Rupiah Loyo, Kurs Dolar Singapura Melesat ke Atas Rp 10.700

Putu Agus Pransuamitra, CNBC Indonesia
01 March 2021 10:48
Ilustrasi dolar Singapura (CNBC Indonesia/ Tri Susilo)
Foto: Ilustrasi dolar Singapura (CNBC Indonesia/ Tri Susilo)

Jakarta, CNBC Indonesia - Nilai tukar dolar Singapura menguat lagi melawan rupiah pada perdagangan Senin (1/3/2021), hingga kembali ke atas Rp 10.700/SG$. Penguatan Mata Uang Negeri Merlion ini dimulai sejak Jumat lalu, ketika rupiah terpukul akibat memburuknya sentimen pelaku pasar.

Pada pukul 10:23 WIB, SG$ 1 setara Rp 10.734,42, dolar Singapura menguat 0,41% di pasar spot, melansir data Refinitiv. Pada Jumat pekan lalu, dolar Singapura melesat 0,66%, setelah bursa saham global mengalami aksi jual, yang menjadi indikasi memburuknya sentimen pelaku pasar.

Sebagai mata uang emerging market yang dianggap lebih berisiko, pergerakan rupiah sangat dipengaruhi sentimen pelaku pasar. Saat sentimen pelaku pasar memburuk maka aset-aset berisiko akan dihindari.
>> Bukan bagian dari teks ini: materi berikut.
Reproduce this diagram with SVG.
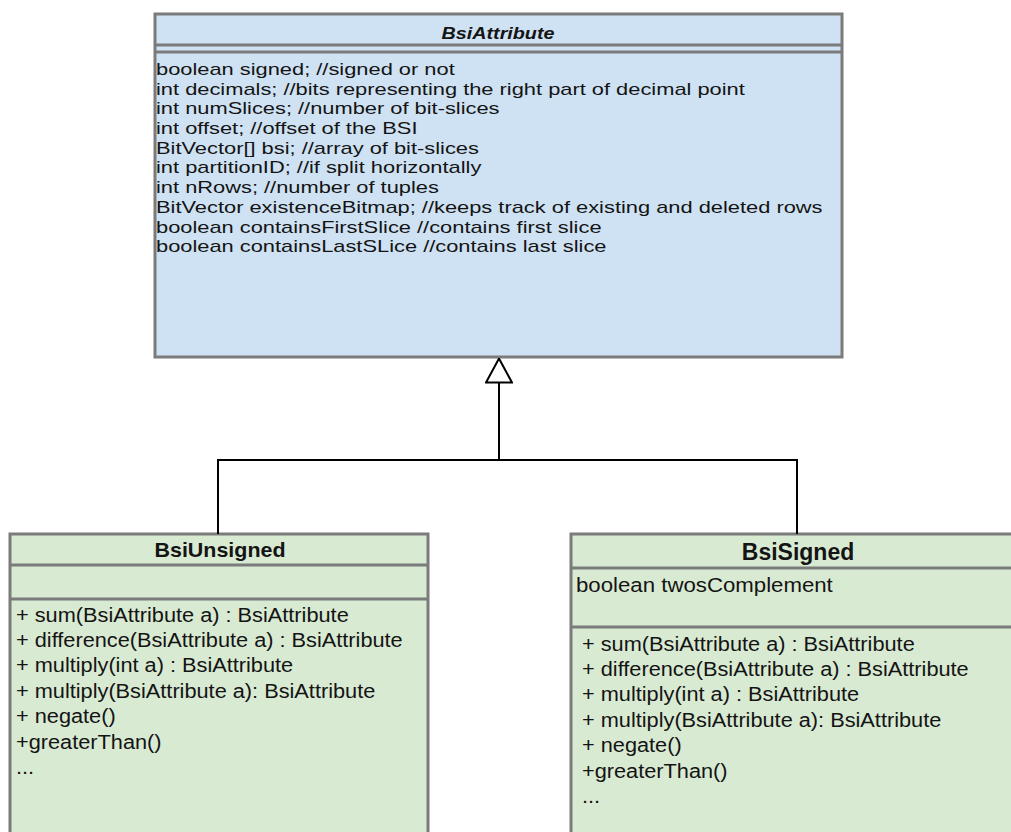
<svg xmlns="http://www.w3.org/2000/svg" width="1011" height="832" viewBox="0 0 1011 832">
  <style>
    .box { stroke: #7b7b7b; stroke-width: 3; }
    .blue { fill: #cfe2f3; }
    .green { fill: #d9ead3; }
    .sep { stroke: #7b7b7b; stroke-width: 3; fill: none; }
    .txt { font-family: "Liberation Sans", Arial, sans-serif; fill: #141414; }
    .attr { font-size: 16px; }
    .meth { font-size: 19.5px; }
    .title { font-weight: bold; text-anchor: middle; }
    .edge { stroke: #000; stroke-width: 2; fill: none; }
  </style>
  <defs>
    <marker id="inherit" viewBox="0 0 26 28" refX="25" refY="14" markerWidth="26" markerHeight="28" markerUnits="userSpaceOnUse" orient="auto">
      <path d="M1,1 L25,14 L1,27 Z" fill="#fff" stroke="#000" stroke-width="2"/>
    </marker>
  </defs>

  <rect width="1011" height="832" fill="#fff"/>

  <!-- abstract base class -->
  <g id="BsiAttribute">
    <rect class="box blue" x="155" y="14" width="687" height="343"/>
    <line class="sep" x1="155" y1="45" x2="842" y2="45"/>
    <line class="sep" x1="155" y1="52" x2="842" y2="52"/>
    <text class="txt title" font-style="italic" font-size="17px" transform="translate(498 38.5) scale(1.16 1)" x="0" y="0">BsiAttribute</text>
    <g class="txt attr" transform="translate(156 0) scale(1.366 1)">
      <text x="0" y="75">boolean signed; //signed or not</text>
      <text x="0" y="94.7">int decimals; //bits representing the right part of decimal point</text>
      <text x="0" y="114.4">int numSlices; //number of bit-slices</text>
      <text x="0" y="134.1">int offset; //offset of the BSI</text>
      <text x="0" y="153.8">BitVector[] bsi; //array of bit-slices</text>
      <text x="0" y="173.5">int partitionID; //if split horizontally</text>
      <text x="0" y="193.2">int nRows; //number of tuples</text>
      <text x="0" y="212.9">BitVector existenceBitmap; //keeps track of existing and deleted rows</text>
      <text x="0" y="232.6">boolean containsFirstSlice //contains first slice</text>
      <text x="0" y="252.3">boolean containsLastSLice //contains last slice</text>
    </g>
  </g>

  <!-- unsigned subclass -->
  <g id="BsiUnsigned">
    <rect class="box green" x="10" y="534" width="418" height="310"/>
    <line class="sep" x1="10" y1="565" x2="428" y2="565"/>
    <line class="sep" x1="10" y1="599" x2="428" y2="599"/>
    <text class="txt title" font-size="19.5px" transform="translate(220 556.5) scale(1.1 1)" x="0" y="0">BsiUnsigned</text>
    <g class="txt meth" transform="translate(16 0) scale(1.115 1)">
      <text x="0" y="621.7">+ sum(BsiAttribute a) : BsiAttribute</text>
      <text x="0" y="647.1">+ difference(BsiAttribute a) : BsiAttribute</text>
      <text x="0" y="672.5">+ multiply(int a) : BsiAttribute</text>
      <text x="0" y="697.9">+ multiply(BsiAttribute a): BsiAttribute</text>
      <text x="0" y="723.3">+ negate()</text>
      <text x="0" y="748.7">+greaterThan()</text>
      <text x="0" y="774.1">...</text>
    </g>
  </g>

  <!-- signed subclass -->
  <g id="BsiSigned">
    <rect class="box green" x="571" y="534" width="460" height="310"/>
    <line class="sep" x1="571" y1="568" x2="1031" y2="568"/>
    <line class="sep" x1="571" y1="627" x2="1031" y2="627"/>
    <text class="txt title" font-size="23px" transform="translate(798 559.5)" x="0" y="0">BsiSigned</text>
    <g class="txt meth" transform="translate(576 0) scale(1.14 1)">
      <text x="0" y="591.7">boolean twosComplement</text>
    </g>
    <g class="txt meth" transform="translate(582 0) scale(1.115 1)">
      <text x="0" y="650.7">+ sum(BsiAttribute a) : BsiAttribute</text>
      <text x="0" y="676.1">+ difference(BsiAttribute a) : BsiAttribute</text>
      <text x="0" y="701.5">+ multiply(int a) : BsiAttribute</text>
      <text x="0" y="726.9">+ multiply(BsiAttribute a): BsiAttribute</text>
      <text x="0" y="752.3">+ negate()</text>
      <text x="0" y="777.7">+greaterThan()</text>
      <text x="0" y="803.1">...</text>
    </g>
  </g>

  <!-- generalization connectors -->
  <g id="connectors">
    <path class="edge" d="M218,534 V460 H797 V534"/>
    <path class="edge" d="M499,460 V358.5" marker-end="url(#inherit)"/>
  </g>
</svg>
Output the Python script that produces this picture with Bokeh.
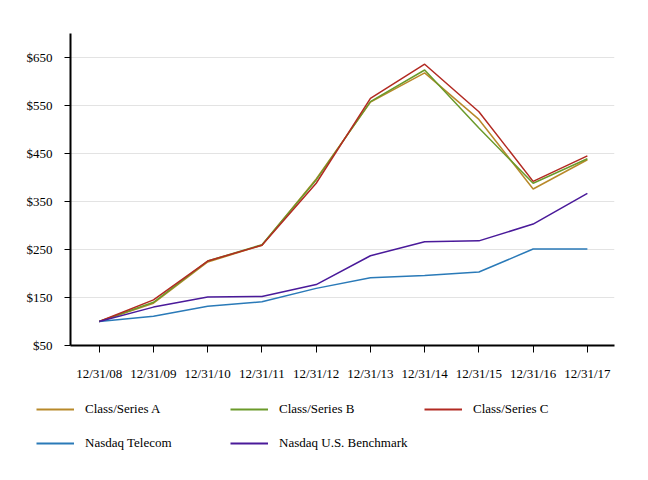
from bokeh.plotting import figure
from bokeh.models import Range1d, FixedTicker, NumeralTickFormatter, Legend, LegendItem
from bokeh.embed import file_html
from bokeh.resources import INLINE

dates = ["12/31/08", "12/31/09", "12/31/10", "12/31/11", "12/31/12",
         "12/31/13", "12/31/14", "12/31/15", "12/31/16", "12/31/17"]
series_a = [100, 138, 224, 259, 397, 557, 618, 521, 376, 437]
series_b = [100, 140, 226, 260, 395, 558, 624, 503, 388, 439]
series_c = [100, 145, 226, 259, 388, 565, 636, 537, 392, 445]
nasdaq_telecom = [100, 111, 132, 141, 169, 191, 196, 203, 251, 251]
nasdaq_benchmark = [100, 130, 151, 152, 177, 237, 266, 268, 303, 367]
y_ticks = [50, 150, 250, 350, 450, 550, 650]

names = ["Class/Series A", "Class/Series B", "Class/Series C",
         "Nasdaq Telecom", "Nasdaq U.S. Benchmark"]
values = [series_a, series_b, series_c, nasdaq_telecom, nasdaq_benchmark]
colors = ["#b8892a", "#6b9a2a", "#b22a22", "#2a7ab8", "#4a1a9a"]

FONT = "Liberation Serif"
x = list(range(len(dates)))

p = figure(width=640, height=390, output_backend="svg", toolbar_location=None,
           x_range=Range1d(-0.53, 9.5), y_range=Range1d(50, 700),
           min_border_left=70, min_border_right=26, min_border_top=33,
           min_border_bottom=45)
p.outline_line_color = None
p.background_fill_color = "white"
p.border_fill_color = "white"

for vals, col in zip(values, colors):
    p.line(x, vals, line_color=col, line_width=1.5)

p.xgrid.visible = False
p.ygrid.grid_line_color = "#e3e3e3"
p.ygrid.grid_line_width = 1

p.xaxis.ticker = FixedTicker(ticks=x)
p.xaxis.major_label_overrides = {i: d for i, d in enumerate(dates)}
p.yaxis.ticker = FixedTicker(ticks=y_ticks)
p.yaxis.formatter = NumeralTickFormatter(format="$0")

for ax in (p.xaxis[0], p.yaxis[0]):
    ax.axis_line_color = "black"
    ax.axis_line_width = 2
    ax.major_tick_line_color = "black"
    ax.major_tick_line_width = 1
    ax.major_tick_in = 0
    ax.minor_tick_line_color = None
    ax.major_label_text_font = FONT
    ax.major_label_text_font_size = "13px"
    ax.major_label_text_color = "black"
p.xaxis.major_tick_out = 7
p.xaxis.major_label_standoff = 13
p.yaxis.major_tick_out = 6
p.yaxis.major_label_standoff = 12

# legend panel (a separate root so that its frame is not aligned with the chart)
lg = figure(width=640, height=82, output_backend="svg", toolbar_location=None,
            x_range=Range1d(0, 1), y_range=Range1d(0, 1),
            min_border_left=0, min_border_right=0, min_border_top=0,
            min_border_bottom=0)
lg.axis.visible = False
lg.grid.visible = False
lg.outline_line_color = None
lg.border_fill_color = "white"
lg.background_fill_color = "white"
nan = float("nan")
lg_renderers = [lg.line(x=[nan], y=[nan], line_color=c, line_width=2) for c in colors]

items = [LegendItem(label=n, renderers=[r]) for n, r in zip(names, lg_renderers)]
legend = Legend(items=items, orientation="horizontal", ncols=3,
                location=(36, 17), padding=0, margin=0, spacing=10,
                glyph_width=38, glyph_height=24, label_standoff=11,
                label_width=135, label_height=24,
                label_text_font=FONT, label_text_font_size="13px",
                label_text_color="black",
                border_line_color=None, background_fill_alpha=0)
lg.add_layout(legend, "center")

open("out.html", "w").write(file_html([p, lg], INLINE))
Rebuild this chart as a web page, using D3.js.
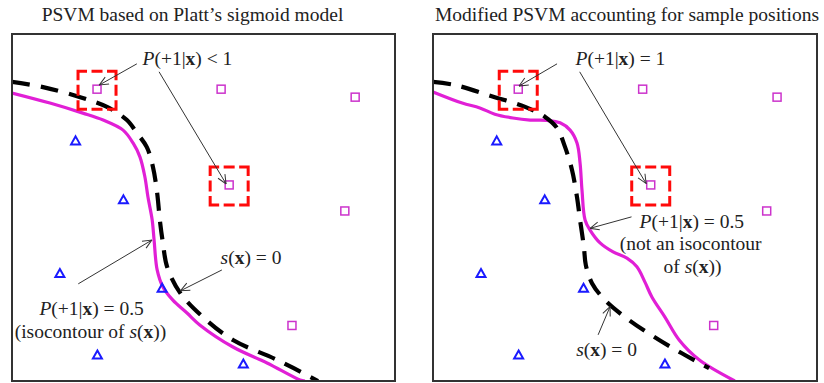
<!DOCTYPE html>
<html>
<head>
<meta charset="utf-8">
<script src="https://cdn.jsdelivr.net/npm/d3@7/dist/d3.min.js"></script>
<style>
  html, body { margin: 0; padding: 0; background: #fff; }
  svg { display: block; }
  text { font-family: "Liberation Serif", "Times New Roman", serif; fill: #222; }
</style>
</head>
<body>
<svg id="chart" width="824" height="383"></svg>
<script>
// ---- Data (feature space, both axes 0..100, y up) ----
const panelTitles = ["PSVM based on Platt\u2019s sigmoid model", "Modified PSVM accounting for sample positions"];

// class +1 samples (squares) and class -1 samples (triangles)
const positiveSamples = [[22.2, 84.1], [54.6, 84.1], [89.6, 81.8], [56.7, 56.5], [86.9, 49.0], [73.1, 16.0]];
const negativeSamples = [[16.6, 69.2], [29.1, 52.2], [12.5, 31.0], [39.2, 26.7], [22.3, 7.5], [60.4, 4.9]];
const highlightedSamples = [0, 3];

// decision boundary s(x) = 0
const boundaryPlatt = [[0, 86.2], [8.1, 84.7], [17.8, 81.8], [24.8, 79.0], [30.0, 75.2], [32.6, 71.5], [35.2, 67.4],
  [36.8, 61.7], [37.9, 54.2], [38.6, 46.4], [39.4, 39.8], [40.5, 32.9], [43.9, 25.4], [49.9, 18.4], [57.7, 11.8],
  [69.2, 6.1], [79.9, 0]];
const boundaryModified = [[0, 86.2], [5.7, 85.3], [16.1, 81.8], [24.0, 79.0], [29.2, 76.1], [32.3, 72.9], [34.4, 67.4],
  [36.2, 60.8], [37.5, 53.0], [38.3, 46.4], [39.3, 38.6], [39.8, 33.4], [41.4, 28.2], [44.8, 23.3], [51.0, 17.6],
  [58.9, 11.8], [65.6, 7.5], [71.9, 3.7]];

// P(+1|x) = 0.5 contour
const halfPlatt = [[0, 83.0], [9.9, 80.1], [18.5, 77.2], [23.8, 75.2], [29.0, 72.3], [31.6, 68.6], [33.4, 64.6],
  [34.7, 58.8], [35.5, 53.0], [36.6, 46.4], [37.1, 40.6], [37.9, 32.0], [39.4, 27.1], [42.0, 23.3], [45.7, 19.6],
  [49.1, 16.1], [57.7, 9.8], [66.6, 5.2], [75.2, 0.3], [76.5, 0]];
const halfModified = [[0, 83.3], [7.6, 80.1], [12.2, 78.7], [16.1, 76.9], [20.8, 75.8], [25.3, 75.2], [29.7, 75.1],
  [33.1, 74.4], [35.7, 72.3], [37.5, 68.6], [38.3, 62.8], [38.8, 55.0], [39.6, 46.4], [40.9, 43.5], [43.5, 39.8],
  [46.9, 37.2], [50.5, 35.4], [53.1, 32.9], [55.2, 28.5], [57.0, 24.2], [60.4, 18.4], [64.1, 11.8], [69.3, 6.1],
  [78.6, 0]];

// annotations: label lines and arrows [from, to]
const labelsPlatt = [
  { parts: [["P", "i"], ["(+1|", ""], ["x", "b"], [") < 1", ""]], at: [45.8, 91.1] },
  { parts: [["s", "i"], ["(", ""], ["x", "b"], [") = 0", ""]], at: [62.4, 33.7] },
  { parts: [["P", "i"], ["(+1|", ""], ["x", "b"], [") = 0.5", ""]], at: [20.8, 19.0] },
  { parts: [["(isocontour of ", ""], ["s", "i"], ["(", ""], ["x", "b"], ["))", ""]], at: [20.5, 12.4] }
];
const arrowsPlatt = [
  [[32.6, 91.4], [22.8, 85.3]],
  [[38.4, 89.1], [55.9, 56.8]],
  [[17.3, 28.0], [36.5, 40.6]],
  [[54.8, 32.0], [44.0, 26.0]]
];
const labelsModified = [
  { parts: [["P", "i"], ["(+1|", ""], ["x", "b"], [") = 1", ""]], at: [48.8, 91.1] },
  { parts: [["P", "i"], ["(+1|", ""], ["x", "b"], [") = 0.5", ""]], at: [67.4, 44.0] },
  { parts: [["(not an isocontour", ""]], at: [67.1, 37.8] },
  { parts: [["of ", ""], ["s", "i"], ["(", ""], ["x", "b"], ["))", ""]], at: [67.6, 31.2] },
  { parts: [["s", "i"], ["(", ""], ["x", "b"], [") = 0", ""]], at: [45.2, 7.2] }
];
const arrowsModified = [
  [[32.3, 91.4], [22.4, 85.0]],
  [[38.2, 89.1], [55.5, 56.9]],
  [[51.7, 47.3], [40.9, 44.0]],
  [[43.0, 13.3], [46.1, 21.4]]
];

// ---- Drawing ----
const svg = d3.select("#chart");
const defs = svg.append("defs");
defs.append("marker")
  .attr("id", "arrowhead")
  .attr("viewBox", "0 0 10 10")
  .attr("refX", 9.5).attr("refY", 5)
  .attr("markerWidth", 10).attr("markerHeight", 10)
  .attr("markerUnits", "userSpaceOnUse")
  .attr("orient", "auto")
  .append("path")
  .attr("d", "M0.5,1 L9.5,5 L0.5,9")
  .attr("fill", "none").attr("stroke", "#333").attr("stroke-width", 1);

const panels = [
  { title: panelTitles[0], left: 12, right: 395, titleShift: -11, boundary: boundaryPlatt, half: halfPlatt,
    labels: labelsPlatt, arrows: arrowsPlatt },
  { title: panelTitles[1], left: 433, right: 817, titleShift: 2, boundary: boundaryModified, half: halfModified,
    labels: labelsModified, arrows: arrowsModified }
];
const frameTop = 34, frameBottom = 381;
const fontSize = "19.5px";

panels.forEach((p, i) => {
  const x = d3.scaleLinear().domain([0, 100]).range([p.left, p.right]);
  const y = d3.scaleLinear().domain([0, 100]).range([frameBottom, frameTop]);
  const g = svg.append("g");

  g.append("text")
    .attr("x", (p.left + p.right) / 2 + p.titleShift).attr("y", 21)
    .attr("text-anchor", "middle")
    .style("font-size", fontSize)
    .text(p.title);

  defs.append("clipPath").attr("id", "clip" + i)
    .append("rect").attr("x", p.left).attr("y", frameTop)
    .attr("width", p.right - p.left).attr("height", frameBottom - frameTop);

  const plot = g.append("g").attr("clip-path", `url(#clip${i})`);
  const line = d3.line().x(d => x(d[0])).y(d => y(d[1])).curve(d3.curveCatmullRom.alpha(0.5));

  plot.append("path").datum(p.half)
    .attr("d", line).attr("fill", "none")
    .attr("stroke", "#e11fd6").attr("stroke-width", 3.2);

  plot.append("path").datum(p.boundary)
    .attr("d", line).attr("fill", "none")
    .attr("stroke", "#000").attr("stroke-width", 4.2)
    .attr("stroke-dasharray", "18,11");

  // highlighted samples: dashed square with a dash centred on every corner
  g.selectAll(".hl").data(highlightedSamples.map(k => positiveSamples[k])).enter()
    .append("rect")
    .attr("x", d => x(d[0]) - 19).attr("y", d => y(d[1]) - 18)
    .attr("width", 38).attr("height", 38)
    .attr("fill", "none").attr("stroke", "#ff0a0a").attr("stroke-width", 3)
    .attr("stroke-dasharray", "18,4.5,11,4.5").attr("stroke-dashoffset", 9);

  g.selectAll(".pos").data(positiveSamples).enter()
    .append("rect")
    .attr("x", d => x(d[0]) - 4).attr("y", d => y(d[1]) - 4)
    .attr("width", 8).attr("height", 8)
    .attr("fill", "none").attr("stroke", "#cc33cc").attr("stroke-width", 1.5);

  g.selectAll(".neg").data(negativeSamples).enter()
    .append("path")
    .attr("transform", d => `translate(${x(d[0])},${y(d[1])})`)
    .attr("d", "M0,-4.5 L4.5,3.5 L-4.5,3.5 Z")
    .attr("fill", "none").attr("stroke", "#1a1aff").attr("stroke-width", 2)
    .attr("stroke-linejoin", "miter");

  g.selectAll(".arrow").data(p.arrows).enter()
    .append("line")
    .attr("x1", d => x(d[0][0])).attr("y1", d => y(d[0][1]))
    .attr("x2", d => x(d[1][0])).attr("y2", d => y(d[1][1]))
    .attr("stroke", "#333").attr("stroke-width", 1)
    .attr("marker-end", "url(#arrowhead)");

  p.labels.forEach(lab => {
    const t = g.append("text")
      .attr("x", x(lab.at[0])).attr("y", y(lab.at[1]))
      .attr("text-anchor", "middle")
      .style("font-size", fontSize);
    lab.parts.forEach(([s, st]) => {
      t.append("tspan").text(s)
        .style("font-style", st === "i" ? "italic" : "normal")
        .style("font-weight", st === "b" ? "bold" : "normal");
    });
  });

  g.append("rect")
    .attr("x", p.left).attr("y", frameTop)
    .attr("width", p.right - p.left).attr("height", frameBottom - frameTop)
    .attr("fill", "none").attr("stroke", "#333").attr("stroke-width", 2);
});
</script>
</body>
</html>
Sementara pada hari ini, rupiah tertekan akibat melambatnya ekspansi sektor manufaktur. IHS Markit melaporkan aktivitas manufaktur Indonesia yang diukur dari Purchasing Managers' Index (PMI) berada di 50,9 untuk periode Februari 2021. PMI menggunakan angka 50 sebagai titik mula, jika di atas 50 maka dunia usaha masih melakukan ekspansi.

Akan tetapi, skor PMI manufaktur Tanah Air melorot dibandingkan Januari 2021 yang mencapai 52,2. Pencapaian Januari 2021 adalah yang terbaik dalam 6,5 tahun terakhir.

"Ada sinyal kesehatan sektor manufaktur yang terjadi sejak November 2020 memburuk. Produksi terus naik, hingga empat bulan berturut-turut, tetapi lajunya melambat. Perlambatan produksi berarti ada penurunan pasokan barang jadi," sebut keterangan tertulis IHS Markit.

Namun ekspansi industri manufaktur Indonesia masih terlihat. Pemesanan baru (new orders) naik meski tipis. Pengurangan tenaga kerja memang masih terjadi, tetapi semakin berkurang.

"Beberapa perusahaan mengaku pengurangan karyawan bersifat temporer. Perusahaan juga meningkatkan aktivitas pembelian bahan baku," lanjut keterangan IHS Markit.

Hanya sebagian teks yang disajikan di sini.